- Task prompt: Take the data below and repeat it exactly.

[Start]

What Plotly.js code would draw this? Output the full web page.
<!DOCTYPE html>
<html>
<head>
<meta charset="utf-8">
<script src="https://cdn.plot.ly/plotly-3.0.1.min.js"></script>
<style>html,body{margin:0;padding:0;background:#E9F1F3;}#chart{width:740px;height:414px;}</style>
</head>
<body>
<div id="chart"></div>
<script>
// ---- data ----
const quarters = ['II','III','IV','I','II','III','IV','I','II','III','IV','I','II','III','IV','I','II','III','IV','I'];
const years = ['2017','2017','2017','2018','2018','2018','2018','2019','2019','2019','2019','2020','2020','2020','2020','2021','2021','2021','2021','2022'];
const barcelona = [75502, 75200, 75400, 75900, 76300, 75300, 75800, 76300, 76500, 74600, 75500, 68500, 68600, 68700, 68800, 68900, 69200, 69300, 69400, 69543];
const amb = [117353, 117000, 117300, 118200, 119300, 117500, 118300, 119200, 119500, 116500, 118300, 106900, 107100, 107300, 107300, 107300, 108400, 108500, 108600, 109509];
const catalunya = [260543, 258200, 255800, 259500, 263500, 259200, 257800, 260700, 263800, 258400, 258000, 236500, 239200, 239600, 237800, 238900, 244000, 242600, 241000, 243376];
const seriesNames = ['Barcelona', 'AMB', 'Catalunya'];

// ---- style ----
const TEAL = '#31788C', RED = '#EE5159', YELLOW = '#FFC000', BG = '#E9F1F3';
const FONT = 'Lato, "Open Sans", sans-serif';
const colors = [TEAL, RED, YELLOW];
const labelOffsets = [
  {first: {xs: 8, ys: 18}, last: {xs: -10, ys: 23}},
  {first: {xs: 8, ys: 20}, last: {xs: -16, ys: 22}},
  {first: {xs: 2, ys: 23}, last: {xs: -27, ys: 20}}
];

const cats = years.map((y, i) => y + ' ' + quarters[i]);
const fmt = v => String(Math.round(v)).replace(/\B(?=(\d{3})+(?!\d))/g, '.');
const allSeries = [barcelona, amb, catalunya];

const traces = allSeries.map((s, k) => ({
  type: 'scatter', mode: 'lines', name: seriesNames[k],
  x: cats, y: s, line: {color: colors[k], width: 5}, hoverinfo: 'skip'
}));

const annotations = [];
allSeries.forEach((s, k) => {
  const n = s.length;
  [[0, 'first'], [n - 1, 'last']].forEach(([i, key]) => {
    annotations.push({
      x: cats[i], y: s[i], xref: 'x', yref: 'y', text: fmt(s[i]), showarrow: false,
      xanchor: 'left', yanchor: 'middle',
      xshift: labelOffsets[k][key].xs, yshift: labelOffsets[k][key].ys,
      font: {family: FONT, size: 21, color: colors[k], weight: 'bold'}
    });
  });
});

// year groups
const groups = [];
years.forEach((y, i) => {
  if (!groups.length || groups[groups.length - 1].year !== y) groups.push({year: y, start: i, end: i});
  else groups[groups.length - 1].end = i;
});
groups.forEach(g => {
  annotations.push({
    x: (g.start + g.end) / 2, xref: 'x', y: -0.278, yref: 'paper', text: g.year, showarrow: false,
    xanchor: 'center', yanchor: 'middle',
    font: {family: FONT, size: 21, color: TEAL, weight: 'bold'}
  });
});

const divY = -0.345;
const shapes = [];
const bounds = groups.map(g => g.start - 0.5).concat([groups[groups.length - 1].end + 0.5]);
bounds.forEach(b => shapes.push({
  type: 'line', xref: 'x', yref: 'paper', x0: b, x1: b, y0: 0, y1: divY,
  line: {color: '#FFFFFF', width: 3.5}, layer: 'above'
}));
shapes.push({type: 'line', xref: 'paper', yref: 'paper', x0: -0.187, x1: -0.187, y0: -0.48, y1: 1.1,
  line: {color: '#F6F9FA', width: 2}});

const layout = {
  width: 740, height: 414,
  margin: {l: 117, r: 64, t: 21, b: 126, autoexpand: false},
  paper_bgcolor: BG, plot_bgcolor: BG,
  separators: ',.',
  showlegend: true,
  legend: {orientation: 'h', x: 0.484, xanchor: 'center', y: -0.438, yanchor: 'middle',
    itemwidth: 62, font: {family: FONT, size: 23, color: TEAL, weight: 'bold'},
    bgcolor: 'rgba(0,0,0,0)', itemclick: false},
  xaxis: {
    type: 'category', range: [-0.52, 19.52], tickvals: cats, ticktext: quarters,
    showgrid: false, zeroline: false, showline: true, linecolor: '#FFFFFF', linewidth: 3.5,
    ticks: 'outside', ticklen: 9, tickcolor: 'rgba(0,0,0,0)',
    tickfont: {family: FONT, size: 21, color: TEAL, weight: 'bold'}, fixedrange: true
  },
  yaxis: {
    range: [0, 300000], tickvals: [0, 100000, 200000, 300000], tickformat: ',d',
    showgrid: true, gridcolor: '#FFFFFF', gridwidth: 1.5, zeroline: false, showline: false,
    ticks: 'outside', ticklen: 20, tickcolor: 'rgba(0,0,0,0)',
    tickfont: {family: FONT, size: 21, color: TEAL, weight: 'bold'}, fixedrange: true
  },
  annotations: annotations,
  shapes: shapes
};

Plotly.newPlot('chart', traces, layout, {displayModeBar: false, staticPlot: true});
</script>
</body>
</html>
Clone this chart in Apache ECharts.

[End]

- Exercise output:
What Plotly.js code would draw this? Output the full web page.
<!DOCTYPE html>
<html>
<head>
<meta charset="utf-8">
<script src="https://cdn.plot.ly/plotly-3.0.1.min.js"></script>
<style>html,body{margin:0;padding:0;background:#E9F1F3;}#chart{width:740px;height:414px;}</style>
</head>
<body>
<div id="chart"></div>
<script>
// ---- data ----
const quarters = ['II','III','IV','I','II','III','IV','I','II','III','IV','I','II','III','IV','I','II','III','IV','I'];
const years = ['2017','2017','2017','2018','2018','2018','2018','2019','2019','2019','2019','2020','2020','2020','2020','2021','2021','2021','2021','2022'];
const barcelona = [75502, 75200, 75400, 75900, 76300, 75300, 75800, 76300, 76500, 74600, 75500, 68500, 68600, 68700, 68800, 68900, 69200, 69300, 69400, 69543];
const amb = [117353, 117000, 117300, 118200, 119300, 117500, 118300, 119200, 119500, 116500, 118300, 106900, 107100, 107300, 107300, 107300, 108400, 108500, 108600, 109509];
const catalunya = [260543, 258200, 255800, 259500, 263500, 259200, 257800, 260700, 263800, 258400, 258000, 236500, 239200, 239600, 237800, 238900, 244000, 242600, 241000, 243376];
const seriesNames = ['Barcelona', 'AMB', 'Catalunya'];

// ---- style ----
const TEAL = '#31788C', RED = '#EE5159', YELLOW = '#FFC000', BG = '#E9F1F3';
const FONT = 'Lato, "Open Sans", sans-serif';
const colors = [TEAL, RED, YELLOW];
const labelOffsets = [
  {first: {xs: 8, ys: 18}, last: {xs: -10, ys: 23}},
  {first: {xs: 8, ys: 20}, last: {xs: -16, ys: 22}},
  {first: {xs: 2, ys: 23}, last: {xs: -27, ys: 20}}
];

const cats = years.map((y, i) => y + ' ' + quarters[i]);
const fmt = v => String(Math.round(v)).replace(/\B(?=(\d{3})+(?!\d))/g, '.');
const allSeries = [barcelona, amb, catalunya];

const traces = allSeries.map((s, k) => ({
  type: 'scatter', mode: 'lines', name: seriesNames[k],
  x: cats, y: s, line: {color: colors[k], width: 5}, hoverinfo: 'skip'
}));

const annotations = [];
allSeries.forEach((s, k) => {
  const n = s.length;
  [[0, 'first'], [n - 1, 'last']].forEach(([i, key]) => {
    annotations.push({
      x: cats[i], y: s[i], xref: 'x', yref: 'y', text: fmt(s[i]), showarrow: false,
      xanchor: 'left', yanchor: 'middle',
      xshift: labelOffsets[k][key].xs, yshift: labelOffsets[k][key].ys,
      font: {family: FONT, size: 21, color: colors[k], weight: 'bold'}
    });
  });
});

// year groups
const groups = [];
years.forEach((y, i) => {
  if (!groups.length || groups[groups.length - 1].year !== y) groups.push({year: y, start: i, end: i});
  else groups[groups.length - 1].end = i;
});
groups.forEach(g => {
  annotations.push({
    x: (g.start + g.end) / 2, xref: 'x', y: -0.278, yref: 'paper', text: g.year, showarrow: false,
    xanchor: 'center', yanchor: 'middle',
    font: {family: FONT, size: 21, color: TEAL, weight: 'bold'}
  });
});

const divY = -0.345;
const shapes = [];
const bounds = groups.map(g => g.start - 0.5).concat([groups[groups.length - 1].end + 0.5]);
bounds.forEach(b => shapes.push({
  type: 'line', xref: 'x', yref: 'paper', x0: b, x1: b, y0: 0, y1: divY,
  line: {color: '#FFFFFF', width: 3.5}, layer: 'above'
}));
shapes.push({type: 'line', xref: 'paper', yref: 'paper', x0: -0.187, x1: -0.187, y0: -0.48, y1: 1.1,
  line: {color: '#F6F9FA', width: 2}});

const layout = {
  width: 740, height: 414,
  margin: {l: 117, r: 64, t: 21, b: 126, autoexpand: false},
  paper_bgcolor: BG, plot_bgcolor: BG,
  separators: ',.',
  showlegend: true,
  legend: {orientation: 'h', x: 0.484, xanchor: 'center', y: -0.438, yanchor: 'middle',
    itemwidth: 62, font: {family: FONT, size: 23, color: TEAL, weight: 'bold'},
    bgcolor: 'rgba(0,0,0,0)', itemclick: false},
  xaxis: {
    type: 'category', range: [-0.52, 19.52], tickvals: cats, ticktext: quarters,
    showgrid: false, zeroline: false, showline: true, linecolor: '#FFFFFF', linewidth: 3.5,
    ticks: 'outside', ticklen: 9, tickcolor: 'rgba(0,0,0,0)',
    tickfont: {family: FONT, size: 21, color: TEAL, weight: 'bold'}, fixedrange: true
  },
  yaxis: {
    range: [0, 300000], tickvals: [0, 100000, 200000, 300000], tickformat: ',d',
    showgrid: true, gridcolor: '#FFFFFF', gridwidth: 1.5, zeroline: false, showline: false,
    ticks: 'outside', ticklen: 20, tickcolor: 'rgba(0,0,0,0)',
    tickfont: {family: FONT, size: 21, color: TEAL, weight: 'bold'}, fixedrange: true
  },
  annotations: annotations,
  shapes: shapes
};

Plotly.newPlot('chart', traces, layout, {displayModeBar: false, staticPlot: true});
</script>
</body>
</html>
Clone this chart in Apache ECharts.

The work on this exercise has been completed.